A renowned financial expert and former Dean, Faculty of Management Sciences, Rivers State University, Port Harcourt, Prof. Adolphus Joseph Toby, has bemoaned the effect of the recent decision that increased the monetary policy rate (MPR) on the stock market.
While urging government to reconsider its decision on the increase, he argued that there would be a massive sell-off of shares in the equity market as investors are already positioned to move their investment to other sectors outside the capital market.
Speaking with The Tide in Port Harcourt recently on the state of the capital market and monetary policy, Toby said that the hike in the interest rate at this time has deterred the prospects of equity market rebound.
Reacting further on the development, he said: “the impact in the capital market is very simple, meaning that the interest rate is on the increase and will definitely affect fixed deposits or money market.”
According to him, the motivation is that most persons will want to sell-off their shares and put the money in either fixed deposits or on money market instrument where the interest will be better, that will mean profit-taking by the investors in the market which will depress the market.”
The university don urged the apex bank to reconsider their decision on the issue, adding that investors that stake their funds in the equity market need gains for their investment.
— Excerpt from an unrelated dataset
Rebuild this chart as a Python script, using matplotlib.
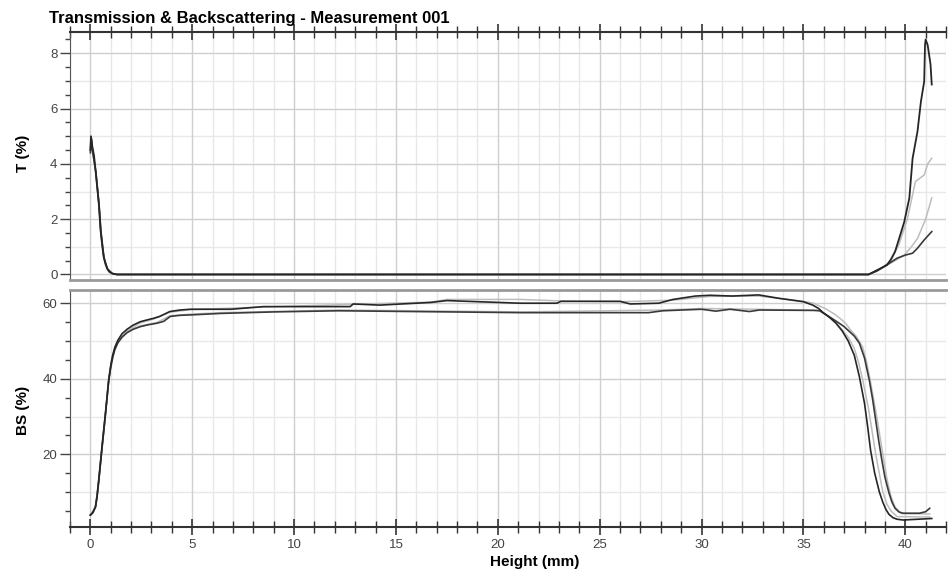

“The market will come back gradually because what I know is that the economic team of the federal government is good enough to make the positive change that is needed. But the CBN current MPR pronouncement shows that they are temporarily thinking of the value of the naira, instead of average investment in the capital market. We are in an economy where whatever you do in one side affects the other,” he said.
He noted: “definitely there will be a drawback. I am of the opinion that they (the regulator) should go back and draw a map for the way forward of the Nigerian capital market.”
He further explained that the impact of the interest rate hike on the equities market is negative, as it has the potential to accelerate the sharp correction the market has witnessed since the apex bank began its monetary tightening programme.
Toby, a professor of corporate finance at the university noted that: “the rate hike means two things to quoted companies: credits become more expensive and so future sales and profit decline. “Rate hikes also increase the cost of doing business and this can eat deep in profit margins.”
He added that investors would fly to fixed income not only as a haven but also to earn positive real returns against the backdrop of rising fixed income yields as the continuous hike in the MPR will not give joy to equity investors.
Toby further argued that the apex bank, in a bid to stabilise the foreign exchange market, has raised the benchmark rate of MPR several times this year.
The erudite scholar pointed out that the last increase was monumental and beyond all expectations, noting that it was already causing a decline on the stock market indicators.